• Exercise requirements: Look for the line containing "Recreate this image" and the line containing "import * as echarts"; retype them and all lines between, exactly, and leave out the pictures.

• Dataset entries:
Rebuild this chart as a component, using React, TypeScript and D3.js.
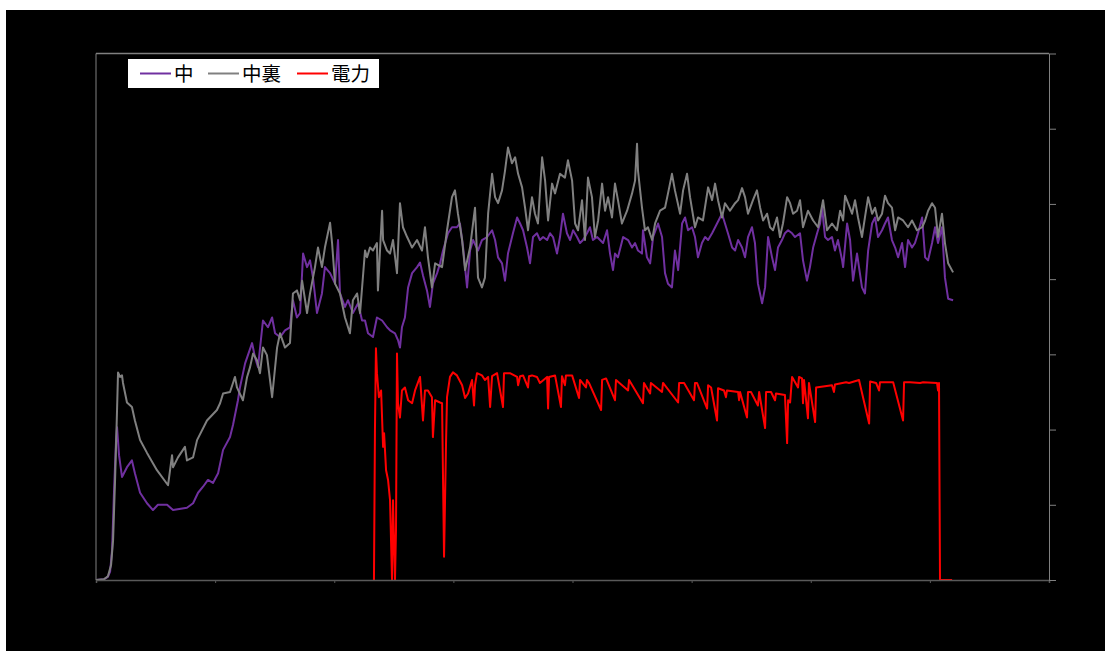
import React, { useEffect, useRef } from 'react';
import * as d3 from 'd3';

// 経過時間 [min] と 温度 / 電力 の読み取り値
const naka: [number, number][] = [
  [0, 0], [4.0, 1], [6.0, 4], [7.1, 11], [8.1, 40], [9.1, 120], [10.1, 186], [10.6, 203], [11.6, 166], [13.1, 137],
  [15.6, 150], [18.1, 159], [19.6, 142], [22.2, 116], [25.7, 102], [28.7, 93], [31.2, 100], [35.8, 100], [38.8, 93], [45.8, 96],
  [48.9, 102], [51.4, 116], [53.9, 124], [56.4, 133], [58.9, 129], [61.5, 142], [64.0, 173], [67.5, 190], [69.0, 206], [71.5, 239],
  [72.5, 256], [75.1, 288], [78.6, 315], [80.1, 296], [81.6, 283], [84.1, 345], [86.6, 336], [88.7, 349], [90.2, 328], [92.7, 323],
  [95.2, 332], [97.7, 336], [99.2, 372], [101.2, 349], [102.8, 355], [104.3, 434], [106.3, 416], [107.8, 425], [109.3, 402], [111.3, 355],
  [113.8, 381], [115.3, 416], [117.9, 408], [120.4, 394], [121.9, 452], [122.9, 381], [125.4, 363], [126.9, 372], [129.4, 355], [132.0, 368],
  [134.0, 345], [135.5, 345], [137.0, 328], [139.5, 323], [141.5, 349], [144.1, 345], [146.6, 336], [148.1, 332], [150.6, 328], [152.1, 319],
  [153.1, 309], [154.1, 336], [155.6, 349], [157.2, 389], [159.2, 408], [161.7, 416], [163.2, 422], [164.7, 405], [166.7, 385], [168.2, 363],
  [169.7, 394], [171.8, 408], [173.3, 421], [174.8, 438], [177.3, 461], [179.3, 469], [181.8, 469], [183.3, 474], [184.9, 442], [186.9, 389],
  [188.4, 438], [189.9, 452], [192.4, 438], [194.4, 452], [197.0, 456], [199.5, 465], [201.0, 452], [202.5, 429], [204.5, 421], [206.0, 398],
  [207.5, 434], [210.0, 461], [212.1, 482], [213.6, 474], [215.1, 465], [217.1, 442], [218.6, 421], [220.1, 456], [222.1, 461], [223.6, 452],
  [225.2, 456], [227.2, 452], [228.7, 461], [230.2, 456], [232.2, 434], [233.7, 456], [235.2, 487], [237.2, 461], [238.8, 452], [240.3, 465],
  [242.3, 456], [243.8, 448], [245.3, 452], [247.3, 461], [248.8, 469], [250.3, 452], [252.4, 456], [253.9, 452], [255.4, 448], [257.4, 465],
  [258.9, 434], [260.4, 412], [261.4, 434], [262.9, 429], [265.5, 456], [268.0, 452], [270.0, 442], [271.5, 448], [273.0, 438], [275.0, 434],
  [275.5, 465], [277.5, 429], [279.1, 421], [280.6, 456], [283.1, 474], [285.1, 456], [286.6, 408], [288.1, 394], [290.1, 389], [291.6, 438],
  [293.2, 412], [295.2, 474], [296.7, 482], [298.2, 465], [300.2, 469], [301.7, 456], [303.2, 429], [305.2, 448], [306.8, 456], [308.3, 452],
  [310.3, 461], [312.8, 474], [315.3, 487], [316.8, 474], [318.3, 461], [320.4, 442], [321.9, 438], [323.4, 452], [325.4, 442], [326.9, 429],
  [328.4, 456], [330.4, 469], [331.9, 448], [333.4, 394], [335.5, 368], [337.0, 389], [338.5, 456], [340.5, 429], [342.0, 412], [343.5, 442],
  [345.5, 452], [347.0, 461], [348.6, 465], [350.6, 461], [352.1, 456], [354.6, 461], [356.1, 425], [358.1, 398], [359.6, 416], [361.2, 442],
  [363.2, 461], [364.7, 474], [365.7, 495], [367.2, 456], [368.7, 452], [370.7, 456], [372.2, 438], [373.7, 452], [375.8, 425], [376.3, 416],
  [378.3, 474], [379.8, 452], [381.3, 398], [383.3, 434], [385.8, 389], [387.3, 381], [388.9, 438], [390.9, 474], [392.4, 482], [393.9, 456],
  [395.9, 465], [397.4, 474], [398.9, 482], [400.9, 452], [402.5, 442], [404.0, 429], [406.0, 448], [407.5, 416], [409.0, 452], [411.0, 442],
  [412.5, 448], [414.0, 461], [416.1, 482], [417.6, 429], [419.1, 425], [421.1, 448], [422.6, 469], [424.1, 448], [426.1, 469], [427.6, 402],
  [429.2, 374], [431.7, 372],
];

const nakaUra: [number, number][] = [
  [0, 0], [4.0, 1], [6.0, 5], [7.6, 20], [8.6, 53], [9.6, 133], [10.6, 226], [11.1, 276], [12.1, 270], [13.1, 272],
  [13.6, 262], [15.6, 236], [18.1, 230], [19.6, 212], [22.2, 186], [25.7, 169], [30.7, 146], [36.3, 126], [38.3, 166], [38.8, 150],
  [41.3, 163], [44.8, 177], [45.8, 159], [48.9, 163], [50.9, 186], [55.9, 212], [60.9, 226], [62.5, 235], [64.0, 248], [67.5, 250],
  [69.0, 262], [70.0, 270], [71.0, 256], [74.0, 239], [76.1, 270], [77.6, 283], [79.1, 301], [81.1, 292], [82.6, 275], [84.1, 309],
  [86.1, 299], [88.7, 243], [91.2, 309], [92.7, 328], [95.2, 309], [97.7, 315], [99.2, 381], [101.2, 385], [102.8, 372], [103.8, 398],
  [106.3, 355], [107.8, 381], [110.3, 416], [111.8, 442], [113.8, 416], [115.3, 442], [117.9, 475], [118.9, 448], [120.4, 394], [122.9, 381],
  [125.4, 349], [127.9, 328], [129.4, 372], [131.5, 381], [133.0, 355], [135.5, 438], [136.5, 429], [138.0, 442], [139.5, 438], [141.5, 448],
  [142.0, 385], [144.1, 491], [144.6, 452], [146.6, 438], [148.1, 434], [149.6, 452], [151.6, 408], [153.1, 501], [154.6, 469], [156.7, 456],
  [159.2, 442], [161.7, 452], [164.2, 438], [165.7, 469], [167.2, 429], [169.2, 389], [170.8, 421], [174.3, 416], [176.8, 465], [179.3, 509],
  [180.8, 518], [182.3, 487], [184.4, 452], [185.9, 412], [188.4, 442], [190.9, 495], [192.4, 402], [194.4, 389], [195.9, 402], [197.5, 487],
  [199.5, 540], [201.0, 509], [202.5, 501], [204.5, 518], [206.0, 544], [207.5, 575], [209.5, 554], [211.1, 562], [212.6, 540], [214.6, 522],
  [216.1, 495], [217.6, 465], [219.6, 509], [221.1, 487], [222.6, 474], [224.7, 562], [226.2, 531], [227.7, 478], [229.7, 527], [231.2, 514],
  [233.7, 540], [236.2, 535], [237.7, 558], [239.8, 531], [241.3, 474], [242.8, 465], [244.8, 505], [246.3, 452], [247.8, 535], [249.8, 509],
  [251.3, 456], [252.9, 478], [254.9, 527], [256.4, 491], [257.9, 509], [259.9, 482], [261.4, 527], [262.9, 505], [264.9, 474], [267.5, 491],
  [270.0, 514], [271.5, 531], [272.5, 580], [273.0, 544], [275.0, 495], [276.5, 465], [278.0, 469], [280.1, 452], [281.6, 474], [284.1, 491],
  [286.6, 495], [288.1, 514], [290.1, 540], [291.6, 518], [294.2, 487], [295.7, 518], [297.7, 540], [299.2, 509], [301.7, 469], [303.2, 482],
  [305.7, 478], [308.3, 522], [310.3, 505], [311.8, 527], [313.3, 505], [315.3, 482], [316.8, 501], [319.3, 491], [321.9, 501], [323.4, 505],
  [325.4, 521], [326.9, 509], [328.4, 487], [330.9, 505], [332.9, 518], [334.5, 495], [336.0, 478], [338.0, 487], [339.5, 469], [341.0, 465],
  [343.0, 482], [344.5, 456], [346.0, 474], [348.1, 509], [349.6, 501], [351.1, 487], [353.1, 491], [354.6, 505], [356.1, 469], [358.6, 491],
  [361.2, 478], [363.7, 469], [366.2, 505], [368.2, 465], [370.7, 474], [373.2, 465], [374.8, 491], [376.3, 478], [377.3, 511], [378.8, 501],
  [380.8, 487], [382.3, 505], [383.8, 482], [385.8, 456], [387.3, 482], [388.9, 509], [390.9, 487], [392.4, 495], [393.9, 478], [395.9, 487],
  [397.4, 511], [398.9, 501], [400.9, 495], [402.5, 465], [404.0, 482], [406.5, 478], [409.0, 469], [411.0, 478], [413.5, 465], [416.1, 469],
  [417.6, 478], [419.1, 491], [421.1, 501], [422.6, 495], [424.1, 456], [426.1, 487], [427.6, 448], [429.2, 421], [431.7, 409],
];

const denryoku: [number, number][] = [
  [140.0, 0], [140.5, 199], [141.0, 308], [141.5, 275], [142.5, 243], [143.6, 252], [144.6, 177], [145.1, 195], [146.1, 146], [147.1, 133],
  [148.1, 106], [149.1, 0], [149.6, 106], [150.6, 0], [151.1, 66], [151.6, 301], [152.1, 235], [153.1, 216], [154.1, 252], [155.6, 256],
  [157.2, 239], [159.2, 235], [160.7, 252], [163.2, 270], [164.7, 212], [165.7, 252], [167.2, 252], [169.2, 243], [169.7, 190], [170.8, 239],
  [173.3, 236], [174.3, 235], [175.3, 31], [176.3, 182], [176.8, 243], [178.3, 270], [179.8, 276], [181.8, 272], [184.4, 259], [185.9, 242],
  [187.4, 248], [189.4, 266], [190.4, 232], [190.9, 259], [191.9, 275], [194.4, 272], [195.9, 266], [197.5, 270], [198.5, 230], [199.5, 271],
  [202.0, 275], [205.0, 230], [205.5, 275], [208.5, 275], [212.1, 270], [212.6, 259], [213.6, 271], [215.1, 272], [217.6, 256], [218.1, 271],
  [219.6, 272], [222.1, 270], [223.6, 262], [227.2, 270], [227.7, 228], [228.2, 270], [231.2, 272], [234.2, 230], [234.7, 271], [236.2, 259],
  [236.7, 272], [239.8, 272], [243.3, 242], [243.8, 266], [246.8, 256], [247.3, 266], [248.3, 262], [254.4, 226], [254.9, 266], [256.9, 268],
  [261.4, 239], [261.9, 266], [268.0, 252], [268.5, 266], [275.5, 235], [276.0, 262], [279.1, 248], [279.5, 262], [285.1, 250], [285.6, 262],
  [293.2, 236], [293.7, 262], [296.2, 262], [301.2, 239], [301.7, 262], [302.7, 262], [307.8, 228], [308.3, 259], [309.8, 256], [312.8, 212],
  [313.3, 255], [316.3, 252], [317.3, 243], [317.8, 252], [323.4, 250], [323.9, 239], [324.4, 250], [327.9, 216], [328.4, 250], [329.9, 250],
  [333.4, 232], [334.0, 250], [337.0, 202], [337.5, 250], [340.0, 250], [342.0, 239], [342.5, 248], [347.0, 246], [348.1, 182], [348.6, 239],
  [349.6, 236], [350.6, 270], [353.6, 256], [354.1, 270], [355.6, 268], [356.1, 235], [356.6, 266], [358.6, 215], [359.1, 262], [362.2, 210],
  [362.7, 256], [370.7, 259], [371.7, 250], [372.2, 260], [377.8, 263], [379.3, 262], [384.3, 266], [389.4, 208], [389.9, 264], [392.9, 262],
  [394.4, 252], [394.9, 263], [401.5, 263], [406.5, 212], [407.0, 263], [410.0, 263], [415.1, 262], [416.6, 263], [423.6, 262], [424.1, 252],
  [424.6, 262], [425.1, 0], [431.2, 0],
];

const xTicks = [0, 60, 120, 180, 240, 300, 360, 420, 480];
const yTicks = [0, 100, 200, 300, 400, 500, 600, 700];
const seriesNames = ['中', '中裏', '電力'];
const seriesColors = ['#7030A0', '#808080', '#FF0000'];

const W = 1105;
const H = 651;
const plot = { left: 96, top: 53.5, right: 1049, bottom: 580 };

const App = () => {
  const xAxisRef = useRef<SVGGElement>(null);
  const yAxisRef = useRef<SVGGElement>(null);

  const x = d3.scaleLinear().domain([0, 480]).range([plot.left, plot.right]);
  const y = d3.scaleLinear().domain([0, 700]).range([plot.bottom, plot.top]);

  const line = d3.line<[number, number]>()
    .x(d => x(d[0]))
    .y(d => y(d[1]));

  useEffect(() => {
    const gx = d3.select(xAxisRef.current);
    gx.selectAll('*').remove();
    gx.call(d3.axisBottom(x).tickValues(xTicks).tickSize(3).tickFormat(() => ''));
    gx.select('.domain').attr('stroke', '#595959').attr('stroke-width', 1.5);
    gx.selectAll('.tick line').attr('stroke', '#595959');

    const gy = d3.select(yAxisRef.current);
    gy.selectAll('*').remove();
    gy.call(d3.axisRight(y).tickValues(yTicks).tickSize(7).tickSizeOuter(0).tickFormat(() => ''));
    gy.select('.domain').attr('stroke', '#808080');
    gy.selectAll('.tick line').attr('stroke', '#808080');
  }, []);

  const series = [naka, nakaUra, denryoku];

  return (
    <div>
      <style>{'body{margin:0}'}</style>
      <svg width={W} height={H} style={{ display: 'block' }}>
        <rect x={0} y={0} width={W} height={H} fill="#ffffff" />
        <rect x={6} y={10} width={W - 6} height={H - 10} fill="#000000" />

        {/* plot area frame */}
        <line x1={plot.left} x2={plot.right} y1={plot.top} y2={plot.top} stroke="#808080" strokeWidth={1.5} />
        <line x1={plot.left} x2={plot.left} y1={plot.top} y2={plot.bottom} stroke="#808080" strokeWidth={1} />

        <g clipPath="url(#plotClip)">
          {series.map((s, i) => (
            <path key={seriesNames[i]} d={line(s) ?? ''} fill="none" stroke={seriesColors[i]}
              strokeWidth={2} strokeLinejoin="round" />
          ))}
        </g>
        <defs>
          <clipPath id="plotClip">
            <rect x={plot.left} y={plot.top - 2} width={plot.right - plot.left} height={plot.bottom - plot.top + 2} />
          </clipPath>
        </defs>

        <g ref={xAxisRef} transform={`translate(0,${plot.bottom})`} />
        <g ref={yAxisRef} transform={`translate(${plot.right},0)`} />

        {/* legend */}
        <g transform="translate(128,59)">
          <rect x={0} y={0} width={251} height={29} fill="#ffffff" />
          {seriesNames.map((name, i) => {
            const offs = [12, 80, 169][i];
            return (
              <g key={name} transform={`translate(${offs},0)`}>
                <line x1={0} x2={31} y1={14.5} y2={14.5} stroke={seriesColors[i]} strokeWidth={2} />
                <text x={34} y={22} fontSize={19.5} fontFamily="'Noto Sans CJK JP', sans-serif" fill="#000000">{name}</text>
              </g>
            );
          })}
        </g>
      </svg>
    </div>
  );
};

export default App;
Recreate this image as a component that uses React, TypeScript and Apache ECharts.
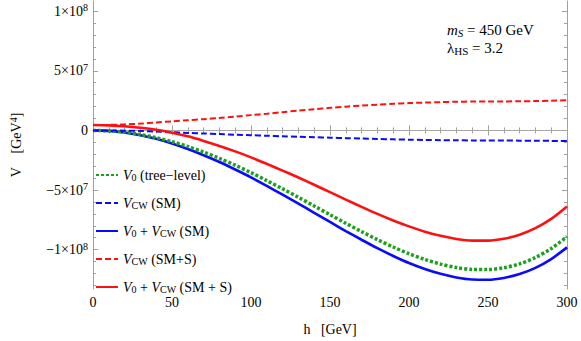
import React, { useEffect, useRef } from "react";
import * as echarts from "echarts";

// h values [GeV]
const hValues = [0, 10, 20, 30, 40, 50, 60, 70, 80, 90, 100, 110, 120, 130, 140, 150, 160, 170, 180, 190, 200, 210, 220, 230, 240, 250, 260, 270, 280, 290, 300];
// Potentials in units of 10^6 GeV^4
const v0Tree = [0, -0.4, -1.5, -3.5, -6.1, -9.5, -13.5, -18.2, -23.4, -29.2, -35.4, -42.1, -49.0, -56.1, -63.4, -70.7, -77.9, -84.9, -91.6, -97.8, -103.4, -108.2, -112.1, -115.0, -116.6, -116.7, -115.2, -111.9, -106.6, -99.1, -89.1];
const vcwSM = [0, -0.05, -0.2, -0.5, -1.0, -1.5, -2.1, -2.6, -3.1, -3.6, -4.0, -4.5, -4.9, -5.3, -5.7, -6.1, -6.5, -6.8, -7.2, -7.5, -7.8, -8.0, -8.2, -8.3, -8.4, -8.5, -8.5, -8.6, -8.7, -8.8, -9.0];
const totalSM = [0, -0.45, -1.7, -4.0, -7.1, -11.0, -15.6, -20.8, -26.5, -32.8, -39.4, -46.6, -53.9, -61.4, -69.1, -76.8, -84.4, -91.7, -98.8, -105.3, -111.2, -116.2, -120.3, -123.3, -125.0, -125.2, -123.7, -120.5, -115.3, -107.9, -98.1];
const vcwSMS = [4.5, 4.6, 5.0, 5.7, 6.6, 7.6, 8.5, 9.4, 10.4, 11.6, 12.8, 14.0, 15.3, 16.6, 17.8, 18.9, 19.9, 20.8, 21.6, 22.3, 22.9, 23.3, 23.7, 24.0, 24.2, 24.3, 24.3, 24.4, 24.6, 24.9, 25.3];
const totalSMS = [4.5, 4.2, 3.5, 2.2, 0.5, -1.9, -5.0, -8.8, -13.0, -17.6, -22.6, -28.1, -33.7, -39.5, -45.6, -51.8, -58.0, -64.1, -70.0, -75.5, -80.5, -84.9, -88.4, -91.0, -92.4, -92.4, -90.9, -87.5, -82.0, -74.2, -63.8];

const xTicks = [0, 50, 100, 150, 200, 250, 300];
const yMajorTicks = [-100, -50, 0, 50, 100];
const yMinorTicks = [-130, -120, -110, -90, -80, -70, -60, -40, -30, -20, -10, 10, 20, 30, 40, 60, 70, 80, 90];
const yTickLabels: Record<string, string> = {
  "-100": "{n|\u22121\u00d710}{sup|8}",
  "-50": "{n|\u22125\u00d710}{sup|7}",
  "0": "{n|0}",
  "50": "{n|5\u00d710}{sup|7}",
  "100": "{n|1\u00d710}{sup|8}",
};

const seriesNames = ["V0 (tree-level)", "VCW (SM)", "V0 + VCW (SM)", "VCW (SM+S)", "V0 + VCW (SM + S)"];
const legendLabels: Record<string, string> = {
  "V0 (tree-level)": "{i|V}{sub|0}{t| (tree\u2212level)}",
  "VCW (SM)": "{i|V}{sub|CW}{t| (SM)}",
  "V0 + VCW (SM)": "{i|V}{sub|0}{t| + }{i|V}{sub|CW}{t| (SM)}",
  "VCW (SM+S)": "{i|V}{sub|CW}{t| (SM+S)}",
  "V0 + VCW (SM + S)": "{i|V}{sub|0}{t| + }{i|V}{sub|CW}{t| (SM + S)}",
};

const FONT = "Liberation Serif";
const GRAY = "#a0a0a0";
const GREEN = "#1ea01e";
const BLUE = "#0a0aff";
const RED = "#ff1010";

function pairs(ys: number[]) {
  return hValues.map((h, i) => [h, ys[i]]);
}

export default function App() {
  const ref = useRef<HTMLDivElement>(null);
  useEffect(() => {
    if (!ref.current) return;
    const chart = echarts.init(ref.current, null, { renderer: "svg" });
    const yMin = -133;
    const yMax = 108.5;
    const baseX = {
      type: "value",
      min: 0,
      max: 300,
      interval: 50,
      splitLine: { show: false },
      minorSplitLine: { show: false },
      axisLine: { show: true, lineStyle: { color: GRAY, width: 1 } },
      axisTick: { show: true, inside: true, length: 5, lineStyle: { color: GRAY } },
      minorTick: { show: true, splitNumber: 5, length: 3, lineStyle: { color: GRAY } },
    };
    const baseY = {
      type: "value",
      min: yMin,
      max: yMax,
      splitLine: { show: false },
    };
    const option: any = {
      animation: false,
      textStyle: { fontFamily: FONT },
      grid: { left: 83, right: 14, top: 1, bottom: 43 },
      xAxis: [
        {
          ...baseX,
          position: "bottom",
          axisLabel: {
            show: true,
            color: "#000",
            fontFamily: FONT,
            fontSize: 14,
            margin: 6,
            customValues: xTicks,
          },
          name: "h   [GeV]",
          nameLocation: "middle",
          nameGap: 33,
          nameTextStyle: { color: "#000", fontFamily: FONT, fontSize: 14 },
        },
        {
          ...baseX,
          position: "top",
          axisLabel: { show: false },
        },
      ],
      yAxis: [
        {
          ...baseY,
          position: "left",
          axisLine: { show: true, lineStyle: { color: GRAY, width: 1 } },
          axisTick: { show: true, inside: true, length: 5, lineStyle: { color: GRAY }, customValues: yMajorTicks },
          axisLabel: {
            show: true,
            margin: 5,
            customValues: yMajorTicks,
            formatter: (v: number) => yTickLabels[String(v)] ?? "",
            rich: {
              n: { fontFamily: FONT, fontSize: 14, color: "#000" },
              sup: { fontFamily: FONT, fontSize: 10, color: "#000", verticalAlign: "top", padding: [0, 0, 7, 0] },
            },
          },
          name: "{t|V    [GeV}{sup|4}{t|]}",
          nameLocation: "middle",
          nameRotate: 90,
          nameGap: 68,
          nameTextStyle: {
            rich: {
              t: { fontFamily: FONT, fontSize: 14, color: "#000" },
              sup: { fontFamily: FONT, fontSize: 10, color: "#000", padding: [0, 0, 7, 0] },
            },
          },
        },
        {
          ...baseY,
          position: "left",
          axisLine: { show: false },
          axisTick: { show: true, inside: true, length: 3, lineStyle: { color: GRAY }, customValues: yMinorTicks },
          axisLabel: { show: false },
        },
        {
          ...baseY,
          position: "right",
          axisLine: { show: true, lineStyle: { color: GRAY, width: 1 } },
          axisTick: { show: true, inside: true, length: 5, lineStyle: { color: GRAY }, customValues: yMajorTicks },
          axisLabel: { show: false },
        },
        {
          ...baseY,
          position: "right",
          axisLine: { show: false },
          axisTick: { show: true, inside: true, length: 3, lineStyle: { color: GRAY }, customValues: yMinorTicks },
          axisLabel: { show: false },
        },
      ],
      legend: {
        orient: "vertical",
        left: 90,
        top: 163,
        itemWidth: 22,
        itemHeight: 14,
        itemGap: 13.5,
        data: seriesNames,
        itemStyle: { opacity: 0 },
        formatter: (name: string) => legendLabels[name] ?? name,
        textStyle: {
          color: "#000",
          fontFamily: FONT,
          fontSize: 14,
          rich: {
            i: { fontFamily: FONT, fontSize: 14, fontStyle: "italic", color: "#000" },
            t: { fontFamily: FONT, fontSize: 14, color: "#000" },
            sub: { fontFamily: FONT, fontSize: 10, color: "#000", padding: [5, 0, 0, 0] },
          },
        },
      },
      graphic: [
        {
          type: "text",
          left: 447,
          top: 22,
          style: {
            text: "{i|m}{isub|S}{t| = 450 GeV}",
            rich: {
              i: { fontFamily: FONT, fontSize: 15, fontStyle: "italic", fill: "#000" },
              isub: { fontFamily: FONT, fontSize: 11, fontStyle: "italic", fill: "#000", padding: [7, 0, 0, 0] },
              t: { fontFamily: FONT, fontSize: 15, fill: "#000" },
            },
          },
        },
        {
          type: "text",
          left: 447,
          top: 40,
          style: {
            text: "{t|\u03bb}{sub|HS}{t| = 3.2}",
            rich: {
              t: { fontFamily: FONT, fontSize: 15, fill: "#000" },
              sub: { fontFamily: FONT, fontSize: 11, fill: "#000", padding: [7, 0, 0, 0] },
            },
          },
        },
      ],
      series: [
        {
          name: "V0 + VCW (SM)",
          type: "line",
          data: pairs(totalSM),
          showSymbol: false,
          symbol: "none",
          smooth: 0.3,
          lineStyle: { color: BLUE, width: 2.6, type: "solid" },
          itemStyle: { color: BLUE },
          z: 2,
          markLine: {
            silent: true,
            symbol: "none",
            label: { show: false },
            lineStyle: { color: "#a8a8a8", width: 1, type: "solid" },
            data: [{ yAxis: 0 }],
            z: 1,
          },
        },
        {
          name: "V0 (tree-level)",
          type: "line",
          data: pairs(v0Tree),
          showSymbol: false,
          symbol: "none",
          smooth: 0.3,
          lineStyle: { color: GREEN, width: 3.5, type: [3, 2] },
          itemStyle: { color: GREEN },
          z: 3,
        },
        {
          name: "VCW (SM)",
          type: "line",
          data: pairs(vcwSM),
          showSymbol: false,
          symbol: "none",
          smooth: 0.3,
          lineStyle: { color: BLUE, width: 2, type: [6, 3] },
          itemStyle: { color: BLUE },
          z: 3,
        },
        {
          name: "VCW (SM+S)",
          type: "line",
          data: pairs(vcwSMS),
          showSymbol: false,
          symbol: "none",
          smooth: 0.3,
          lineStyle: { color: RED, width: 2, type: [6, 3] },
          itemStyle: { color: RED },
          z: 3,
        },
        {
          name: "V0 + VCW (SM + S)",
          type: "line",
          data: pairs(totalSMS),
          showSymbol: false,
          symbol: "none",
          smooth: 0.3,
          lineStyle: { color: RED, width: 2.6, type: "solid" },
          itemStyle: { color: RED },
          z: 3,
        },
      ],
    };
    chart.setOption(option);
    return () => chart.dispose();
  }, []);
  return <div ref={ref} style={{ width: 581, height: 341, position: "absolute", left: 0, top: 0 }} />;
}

• Written answer:
Recreate this image as a component that uses React, TypeScript and Apache ECharts.
import React, { useEffect, useRef } from "react";
import * as echarts from "echarts";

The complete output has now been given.